Problem requirements
Copy out each line containing "with" from the entries below.

*** Extracted information

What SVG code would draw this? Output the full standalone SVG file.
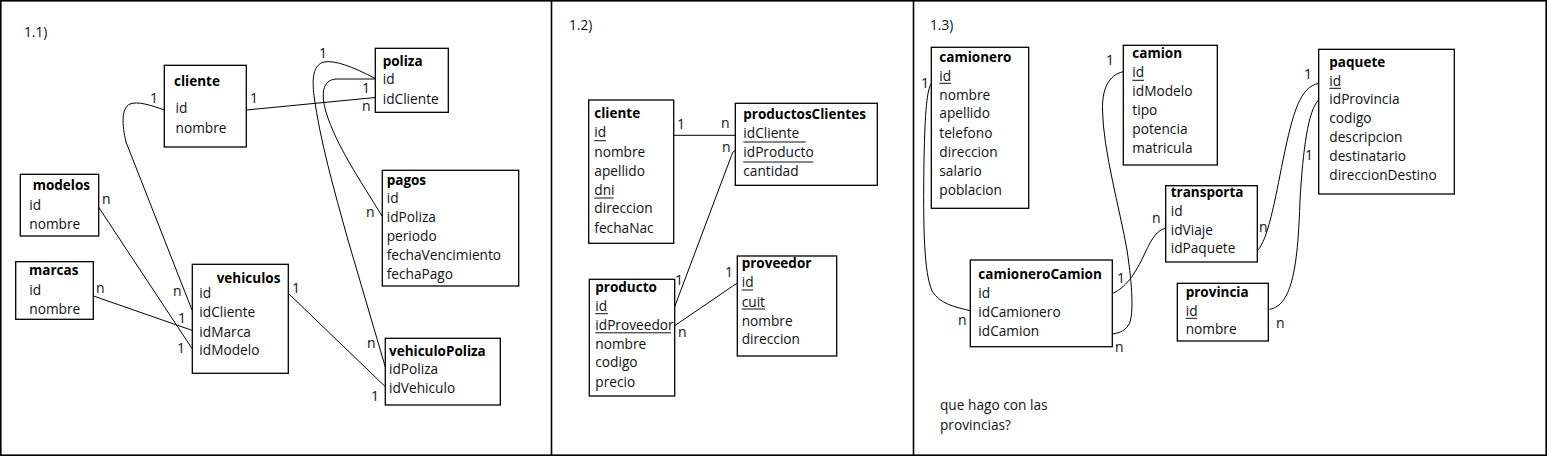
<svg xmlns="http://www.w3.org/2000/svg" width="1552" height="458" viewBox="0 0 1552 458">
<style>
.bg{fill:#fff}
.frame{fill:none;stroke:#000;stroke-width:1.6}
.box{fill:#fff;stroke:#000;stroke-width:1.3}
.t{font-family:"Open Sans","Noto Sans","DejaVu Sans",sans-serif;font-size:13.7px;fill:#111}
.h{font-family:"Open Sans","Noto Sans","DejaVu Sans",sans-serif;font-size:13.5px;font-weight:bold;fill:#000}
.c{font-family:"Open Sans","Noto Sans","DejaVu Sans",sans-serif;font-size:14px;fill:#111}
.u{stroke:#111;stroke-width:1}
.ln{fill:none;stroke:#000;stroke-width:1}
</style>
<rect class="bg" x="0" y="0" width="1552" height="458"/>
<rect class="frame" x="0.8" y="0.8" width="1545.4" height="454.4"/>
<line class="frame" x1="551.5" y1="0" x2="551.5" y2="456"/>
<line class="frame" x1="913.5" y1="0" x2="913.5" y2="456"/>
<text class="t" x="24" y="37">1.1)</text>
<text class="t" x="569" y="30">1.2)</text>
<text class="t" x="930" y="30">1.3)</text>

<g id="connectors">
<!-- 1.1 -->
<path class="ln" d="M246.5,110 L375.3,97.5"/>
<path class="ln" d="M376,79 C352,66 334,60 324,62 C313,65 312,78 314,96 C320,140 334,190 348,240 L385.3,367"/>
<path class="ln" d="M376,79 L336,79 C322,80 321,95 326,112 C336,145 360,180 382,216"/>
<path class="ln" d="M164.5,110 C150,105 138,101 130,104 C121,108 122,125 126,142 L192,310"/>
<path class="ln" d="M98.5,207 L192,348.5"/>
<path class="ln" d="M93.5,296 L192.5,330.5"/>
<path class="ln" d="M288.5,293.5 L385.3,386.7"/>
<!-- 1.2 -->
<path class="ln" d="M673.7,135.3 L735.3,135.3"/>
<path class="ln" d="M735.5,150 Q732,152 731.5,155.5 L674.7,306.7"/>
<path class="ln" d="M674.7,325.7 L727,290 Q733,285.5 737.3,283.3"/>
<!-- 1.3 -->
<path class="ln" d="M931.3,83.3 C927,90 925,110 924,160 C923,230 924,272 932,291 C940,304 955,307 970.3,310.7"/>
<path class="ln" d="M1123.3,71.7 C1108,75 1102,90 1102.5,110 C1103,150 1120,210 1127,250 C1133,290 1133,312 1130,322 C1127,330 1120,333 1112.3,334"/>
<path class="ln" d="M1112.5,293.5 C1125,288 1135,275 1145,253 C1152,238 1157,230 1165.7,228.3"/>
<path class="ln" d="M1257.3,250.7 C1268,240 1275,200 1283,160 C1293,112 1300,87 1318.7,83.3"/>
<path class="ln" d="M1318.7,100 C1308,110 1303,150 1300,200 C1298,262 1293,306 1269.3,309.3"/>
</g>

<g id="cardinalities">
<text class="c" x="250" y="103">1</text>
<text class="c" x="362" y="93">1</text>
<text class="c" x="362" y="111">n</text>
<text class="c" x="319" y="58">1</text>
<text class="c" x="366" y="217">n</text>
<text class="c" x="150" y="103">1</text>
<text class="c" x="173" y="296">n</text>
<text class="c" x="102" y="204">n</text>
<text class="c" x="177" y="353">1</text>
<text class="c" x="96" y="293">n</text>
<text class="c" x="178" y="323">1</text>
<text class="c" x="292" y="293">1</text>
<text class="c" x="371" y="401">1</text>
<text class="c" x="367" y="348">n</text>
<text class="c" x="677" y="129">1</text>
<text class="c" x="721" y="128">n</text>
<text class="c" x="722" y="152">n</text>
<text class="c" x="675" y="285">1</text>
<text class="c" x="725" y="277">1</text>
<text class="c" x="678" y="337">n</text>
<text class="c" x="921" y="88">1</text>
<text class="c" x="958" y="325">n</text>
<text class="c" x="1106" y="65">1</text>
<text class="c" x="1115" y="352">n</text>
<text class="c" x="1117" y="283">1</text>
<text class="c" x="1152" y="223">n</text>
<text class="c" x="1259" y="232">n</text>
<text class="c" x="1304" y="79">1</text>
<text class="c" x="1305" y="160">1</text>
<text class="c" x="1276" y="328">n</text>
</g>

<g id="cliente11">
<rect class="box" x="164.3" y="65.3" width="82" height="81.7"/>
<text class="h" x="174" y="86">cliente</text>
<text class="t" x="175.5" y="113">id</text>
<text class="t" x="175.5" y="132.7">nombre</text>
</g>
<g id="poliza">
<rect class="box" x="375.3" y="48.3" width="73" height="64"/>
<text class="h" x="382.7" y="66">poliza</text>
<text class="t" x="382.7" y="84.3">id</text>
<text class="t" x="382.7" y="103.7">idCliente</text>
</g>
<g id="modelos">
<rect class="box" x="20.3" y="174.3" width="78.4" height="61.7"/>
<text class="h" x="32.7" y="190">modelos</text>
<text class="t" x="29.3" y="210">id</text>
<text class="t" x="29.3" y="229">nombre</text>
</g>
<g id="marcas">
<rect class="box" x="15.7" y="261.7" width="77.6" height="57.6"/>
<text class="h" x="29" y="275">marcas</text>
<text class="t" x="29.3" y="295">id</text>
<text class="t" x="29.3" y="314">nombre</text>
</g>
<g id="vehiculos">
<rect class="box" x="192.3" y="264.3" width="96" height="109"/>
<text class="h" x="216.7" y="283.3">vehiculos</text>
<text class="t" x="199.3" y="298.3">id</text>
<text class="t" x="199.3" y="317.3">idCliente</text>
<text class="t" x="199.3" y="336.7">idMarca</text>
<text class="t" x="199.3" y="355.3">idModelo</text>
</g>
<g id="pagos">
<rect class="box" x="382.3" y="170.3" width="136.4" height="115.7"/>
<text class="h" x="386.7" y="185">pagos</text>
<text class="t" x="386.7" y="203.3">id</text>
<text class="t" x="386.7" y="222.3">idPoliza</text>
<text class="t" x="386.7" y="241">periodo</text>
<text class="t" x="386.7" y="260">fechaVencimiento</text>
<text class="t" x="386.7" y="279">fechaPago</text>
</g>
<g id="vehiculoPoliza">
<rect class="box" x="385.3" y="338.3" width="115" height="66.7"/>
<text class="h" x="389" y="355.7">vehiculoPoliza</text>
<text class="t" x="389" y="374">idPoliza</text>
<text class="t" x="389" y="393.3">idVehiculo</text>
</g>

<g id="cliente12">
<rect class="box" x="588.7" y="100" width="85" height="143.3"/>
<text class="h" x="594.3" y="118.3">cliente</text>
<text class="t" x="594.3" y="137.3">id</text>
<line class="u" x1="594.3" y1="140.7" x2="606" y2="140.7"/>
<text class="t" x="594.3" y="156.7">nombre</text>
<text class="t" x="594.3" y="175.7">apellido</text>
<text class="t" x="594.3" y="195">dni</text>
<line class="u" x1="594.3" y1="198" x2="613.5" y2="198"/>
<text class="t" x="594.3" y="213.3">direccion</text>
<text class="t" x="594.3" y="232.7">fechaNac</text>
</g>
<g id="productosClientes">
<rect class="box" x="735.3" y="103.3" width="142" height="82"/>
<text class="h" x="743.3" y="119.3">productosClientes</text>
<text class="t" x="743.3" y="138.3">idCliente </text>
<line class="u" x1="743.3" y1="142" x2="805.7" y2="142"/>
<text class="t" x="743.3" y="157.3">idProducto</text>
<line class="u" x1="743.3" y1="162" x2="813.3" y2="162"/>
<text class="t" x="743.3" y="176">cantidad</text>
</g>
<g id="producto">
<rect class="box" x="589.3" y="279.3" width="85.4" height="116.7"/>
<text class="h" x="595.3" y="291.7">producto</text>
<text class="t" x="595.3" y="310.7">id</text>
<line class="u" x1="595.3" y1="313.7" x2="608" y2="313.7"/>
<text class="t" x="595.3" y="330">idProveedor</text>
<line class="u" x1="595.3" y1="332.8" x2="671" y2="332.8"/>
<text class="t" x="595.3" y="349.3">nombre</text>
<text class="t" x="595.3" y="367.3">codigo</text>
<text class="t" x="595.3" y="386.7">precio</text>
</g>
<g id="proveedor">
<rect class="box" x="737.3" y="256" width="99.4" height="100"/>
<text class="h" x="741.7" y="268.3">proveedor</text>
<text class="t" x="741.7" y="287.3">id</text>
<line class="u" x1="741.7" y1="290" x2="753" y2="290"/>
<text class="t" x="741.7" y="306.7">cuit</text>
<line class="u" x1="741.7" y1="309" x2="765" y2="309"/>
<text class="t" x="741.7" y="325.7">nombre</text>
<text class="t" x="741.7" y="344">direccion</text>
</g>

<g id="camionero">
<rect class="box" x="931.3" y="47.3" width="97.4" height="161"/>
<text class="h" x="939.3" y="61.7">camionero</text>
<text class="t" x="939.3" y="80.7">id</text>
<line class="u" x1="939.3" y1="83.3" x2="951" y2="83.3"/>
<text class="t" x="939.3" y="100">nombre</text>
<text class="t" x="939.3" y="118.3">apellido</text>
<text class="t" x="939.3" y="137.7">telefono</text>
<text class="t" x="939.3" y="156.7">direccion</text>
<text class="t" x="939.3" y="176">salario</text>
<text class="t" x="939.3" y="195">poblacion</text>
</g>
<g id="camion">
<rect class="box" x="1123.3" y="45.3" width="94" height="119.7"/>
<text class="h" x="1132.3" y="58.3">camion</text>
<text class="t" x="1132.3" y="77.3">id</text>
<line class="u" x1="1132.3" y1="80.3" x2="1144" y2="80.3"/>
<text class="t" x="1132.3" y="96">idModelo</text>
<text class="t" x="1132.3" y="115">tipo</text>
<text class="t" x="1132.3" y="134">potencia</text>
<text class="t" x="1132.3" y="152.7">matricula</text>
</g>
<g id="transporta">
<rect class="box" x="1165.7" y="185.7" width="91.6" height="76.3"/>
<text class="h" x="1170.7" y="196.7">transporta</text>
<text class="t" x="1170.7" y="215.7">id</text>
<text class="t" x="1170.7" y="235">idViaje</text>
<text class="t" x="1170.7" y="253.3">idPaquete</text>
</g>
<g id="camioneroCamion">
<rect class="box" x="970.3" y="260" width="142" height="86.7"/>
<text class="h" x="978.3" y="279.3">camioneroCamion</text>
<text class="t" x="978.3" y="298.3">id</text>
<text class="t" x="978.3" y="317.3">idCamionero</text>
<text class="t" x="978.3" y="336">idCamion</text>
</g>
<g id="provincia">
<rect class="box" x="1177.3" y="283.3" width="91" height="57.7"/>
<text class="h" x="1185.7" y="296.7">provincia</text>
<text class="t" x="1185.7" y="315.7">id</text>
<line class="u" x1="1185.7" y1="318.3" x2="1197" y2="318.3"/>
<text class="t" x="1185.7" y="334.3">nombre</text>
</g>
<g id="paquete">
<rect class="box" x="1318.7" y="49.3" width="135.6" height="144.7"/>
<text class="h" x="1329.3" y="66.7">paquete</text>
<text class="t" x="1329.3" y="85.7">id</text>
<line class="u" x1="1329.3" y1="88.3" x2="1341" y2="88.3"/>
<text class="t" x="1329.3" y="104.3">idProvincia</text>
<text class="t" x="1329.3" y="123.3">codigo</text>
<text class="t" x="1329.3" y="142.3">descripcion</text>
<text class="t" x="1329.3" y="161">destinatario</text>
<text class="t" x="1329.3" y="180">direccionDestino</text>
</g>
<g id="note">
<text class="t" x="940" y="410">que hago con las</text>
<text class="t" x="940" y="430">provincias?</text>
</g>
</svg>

******
*** Extracted information

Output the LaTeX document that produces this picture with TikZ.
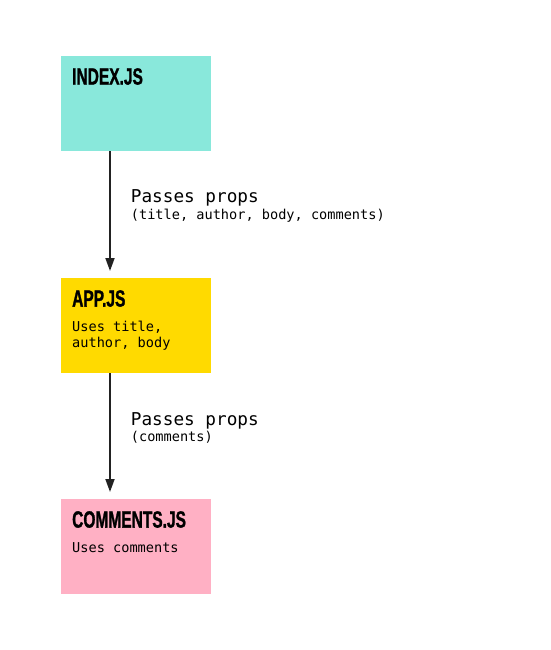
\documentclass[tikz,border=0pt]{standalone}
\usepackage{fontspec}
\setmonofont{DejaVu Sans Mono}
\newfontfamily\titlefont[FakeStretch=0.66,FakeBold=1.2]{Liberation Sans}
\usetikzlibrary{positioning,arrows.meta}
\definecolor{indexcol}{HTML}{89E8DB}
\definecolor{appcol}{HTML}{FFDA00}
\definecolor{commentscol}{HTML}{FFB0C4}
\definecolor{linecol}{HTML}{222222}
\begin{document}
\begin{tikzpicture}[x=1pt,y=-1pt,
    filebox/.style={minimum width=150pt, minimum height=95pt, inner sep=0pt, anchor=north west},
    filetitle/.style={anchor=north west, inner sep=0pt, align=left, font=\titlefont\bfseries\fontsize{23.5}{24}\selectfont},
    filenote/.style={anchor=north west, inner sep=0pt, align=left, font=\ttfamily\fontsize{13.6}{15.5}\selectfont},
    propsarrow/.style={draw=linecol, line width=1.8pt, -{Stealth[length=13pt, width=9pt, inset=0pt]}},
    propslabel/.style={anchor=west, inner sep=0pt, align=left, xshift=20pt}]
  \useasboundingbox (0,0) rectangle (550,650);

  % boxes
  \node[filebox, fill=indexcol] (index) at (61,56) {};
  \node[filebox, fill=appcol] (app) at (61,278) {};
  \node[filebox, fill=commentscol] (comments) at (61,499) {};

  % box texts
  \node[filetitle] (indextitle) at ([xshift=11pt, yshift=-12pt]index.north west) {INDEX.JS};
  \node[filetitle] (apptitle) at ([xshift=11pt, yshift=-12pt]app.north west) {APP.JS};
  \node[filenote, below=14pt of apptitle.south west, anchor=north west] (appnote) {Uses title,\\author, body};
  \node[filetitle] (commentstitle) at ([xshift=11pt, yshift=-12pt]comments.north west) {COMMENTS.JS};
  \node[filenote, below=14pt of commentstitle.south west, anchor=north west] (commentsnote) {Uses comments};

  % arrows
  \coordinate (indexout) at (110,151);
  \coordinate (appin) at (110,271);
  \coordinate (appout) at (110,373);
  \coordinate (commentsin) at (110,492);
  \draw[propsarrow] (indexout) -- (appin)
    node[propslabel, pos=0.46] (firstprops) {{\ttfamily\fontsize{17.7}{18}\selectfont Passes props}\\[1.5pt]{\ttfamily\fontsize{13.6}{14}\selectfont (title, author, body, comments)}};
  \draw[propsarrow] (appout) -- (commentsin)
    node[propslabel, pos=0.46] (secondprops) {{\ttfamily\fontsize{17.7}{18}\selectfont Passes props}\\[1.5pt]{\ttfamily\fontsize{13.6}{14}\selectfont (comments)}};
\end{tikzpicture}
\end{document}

******
*** Extracted information

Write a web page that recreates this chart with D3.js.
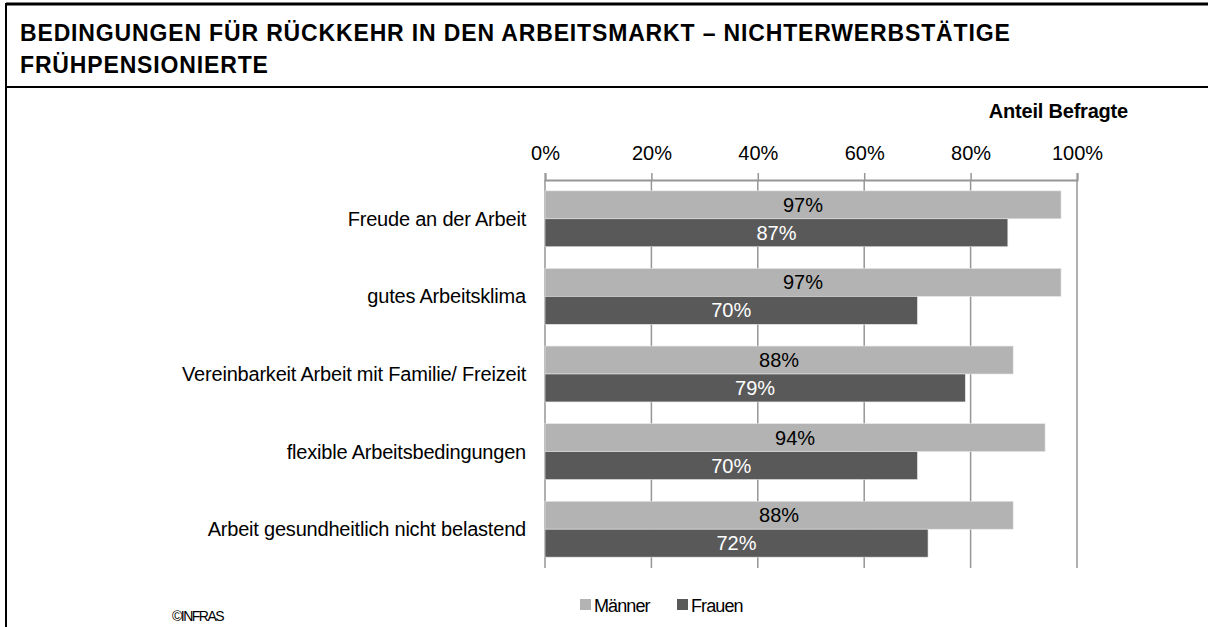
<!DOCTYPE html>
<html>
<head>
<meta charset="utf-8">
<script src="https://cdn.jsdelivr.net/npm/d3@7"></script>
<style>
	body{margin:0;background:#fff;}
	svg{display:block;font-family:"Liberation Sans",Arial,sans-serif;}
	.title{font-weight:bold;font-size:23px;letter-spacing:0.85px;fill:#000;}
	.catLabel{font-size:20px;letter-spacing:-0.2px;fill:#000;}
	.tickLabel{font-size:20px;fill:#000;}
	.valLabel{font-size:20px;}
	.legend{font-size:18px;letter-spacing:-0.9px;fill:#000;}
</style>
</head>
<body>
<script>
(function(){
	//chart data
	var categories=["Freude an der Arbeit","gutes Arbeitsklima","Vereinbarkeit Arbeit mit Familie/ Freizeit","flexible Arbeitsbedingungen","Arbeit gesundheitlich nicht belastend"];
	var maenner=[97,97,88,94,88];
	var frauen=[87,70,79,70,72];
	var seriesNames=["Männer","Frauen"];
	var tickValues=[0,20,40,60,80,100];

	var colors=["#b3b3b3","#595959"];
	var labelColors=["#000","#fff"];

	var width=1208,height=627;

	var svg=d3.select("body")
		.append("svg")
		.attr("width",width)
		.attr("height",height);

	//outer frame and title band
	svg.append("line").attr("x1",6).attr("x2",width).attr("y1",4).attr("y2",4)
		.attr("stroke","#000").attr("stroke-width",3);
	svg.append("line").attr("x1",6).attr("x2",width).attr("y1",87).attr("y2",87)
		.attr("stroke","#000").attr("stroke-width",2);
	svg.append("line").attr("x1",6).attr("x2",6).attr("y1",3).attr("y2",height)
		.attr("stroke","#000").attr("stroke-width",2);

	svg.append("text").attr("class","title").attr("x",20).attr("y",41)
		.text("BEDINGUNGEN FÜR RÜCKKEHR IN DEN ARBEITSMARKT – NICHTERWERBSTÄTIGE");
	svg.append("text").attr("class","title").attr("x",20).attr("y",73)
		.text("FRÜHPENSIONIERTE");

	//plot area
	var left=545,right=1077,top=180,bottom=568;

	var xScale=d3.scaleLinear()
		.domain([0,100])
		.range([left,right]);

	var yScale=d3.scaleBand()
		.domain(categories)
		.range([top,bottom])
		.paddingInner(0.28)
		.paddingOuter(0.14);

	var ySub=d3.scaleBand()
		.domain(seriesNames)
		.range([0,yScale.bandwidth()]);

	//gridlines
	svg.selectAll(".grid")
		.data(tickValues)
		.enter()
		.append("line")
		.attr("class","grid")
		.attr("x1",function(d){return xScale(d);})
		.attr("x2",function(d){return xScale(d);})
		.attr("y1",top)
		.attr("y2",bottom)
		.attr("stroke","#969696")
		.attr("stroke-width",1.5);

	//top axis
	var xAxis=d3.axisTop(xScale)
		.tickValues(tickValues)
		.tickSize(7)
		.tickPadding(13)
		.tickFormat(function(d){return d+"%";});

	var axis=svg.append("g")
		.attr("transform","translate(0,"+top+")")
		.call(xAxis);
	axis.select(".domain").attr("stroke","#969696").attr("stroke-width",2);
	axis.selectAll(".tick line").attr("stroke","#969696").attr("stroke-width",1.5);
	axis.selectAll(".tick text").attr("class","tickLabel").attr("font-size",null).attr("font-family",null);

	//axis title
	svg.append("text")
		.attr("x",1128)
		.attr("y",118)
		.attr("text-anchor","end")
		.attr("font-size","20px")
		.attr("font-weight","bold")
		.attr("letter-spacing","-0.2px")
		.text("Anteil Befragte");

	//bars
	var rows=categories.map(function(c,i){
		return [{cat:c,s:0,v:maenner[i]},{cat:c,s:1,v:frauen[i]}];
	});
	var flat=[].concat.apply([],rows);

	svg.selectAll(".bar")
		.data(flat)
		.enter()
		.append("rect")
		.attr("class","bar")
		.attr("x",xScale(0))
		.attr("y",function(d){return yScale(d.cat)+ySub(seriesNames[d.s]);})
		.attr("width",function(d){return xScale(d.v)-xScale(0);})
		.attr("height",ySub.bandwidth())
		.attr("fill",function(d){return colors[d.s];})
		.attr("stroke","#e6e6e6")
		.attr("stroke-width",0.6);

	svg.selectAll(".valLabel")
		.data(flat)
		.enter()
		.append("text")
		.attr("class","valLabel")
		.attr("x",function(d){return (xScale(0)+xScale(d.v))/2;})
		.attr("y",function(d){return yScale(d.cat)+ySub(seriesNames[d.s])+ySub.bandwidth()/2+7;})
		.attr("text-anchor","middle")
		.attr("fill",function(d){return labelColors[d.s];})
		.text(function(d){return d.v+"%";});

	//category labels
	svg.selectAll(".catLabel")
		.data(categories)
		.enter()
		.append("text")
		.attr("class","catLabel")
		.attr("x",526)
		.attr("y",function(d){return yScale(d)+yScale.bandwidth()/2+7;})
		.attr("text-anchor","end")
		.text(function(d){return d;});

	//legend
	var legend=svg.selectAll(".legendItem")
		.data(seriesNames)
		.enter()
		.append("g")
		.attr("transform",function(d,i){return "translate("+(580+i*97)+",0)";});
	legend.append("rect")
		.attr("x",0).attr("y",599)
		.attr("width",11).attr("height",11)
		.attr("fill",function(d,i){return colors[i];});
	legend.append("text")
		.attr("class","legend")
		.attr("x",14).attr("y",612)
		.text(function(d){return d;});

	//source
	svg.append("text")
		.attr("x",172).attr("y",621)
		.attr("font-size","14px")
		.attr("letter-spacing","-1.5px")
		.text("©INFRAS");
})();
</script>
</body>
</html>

******

Task response
Output the LaTeX document that produces this picture with TikZ.
Write a web page that recreates this chart with D3.js.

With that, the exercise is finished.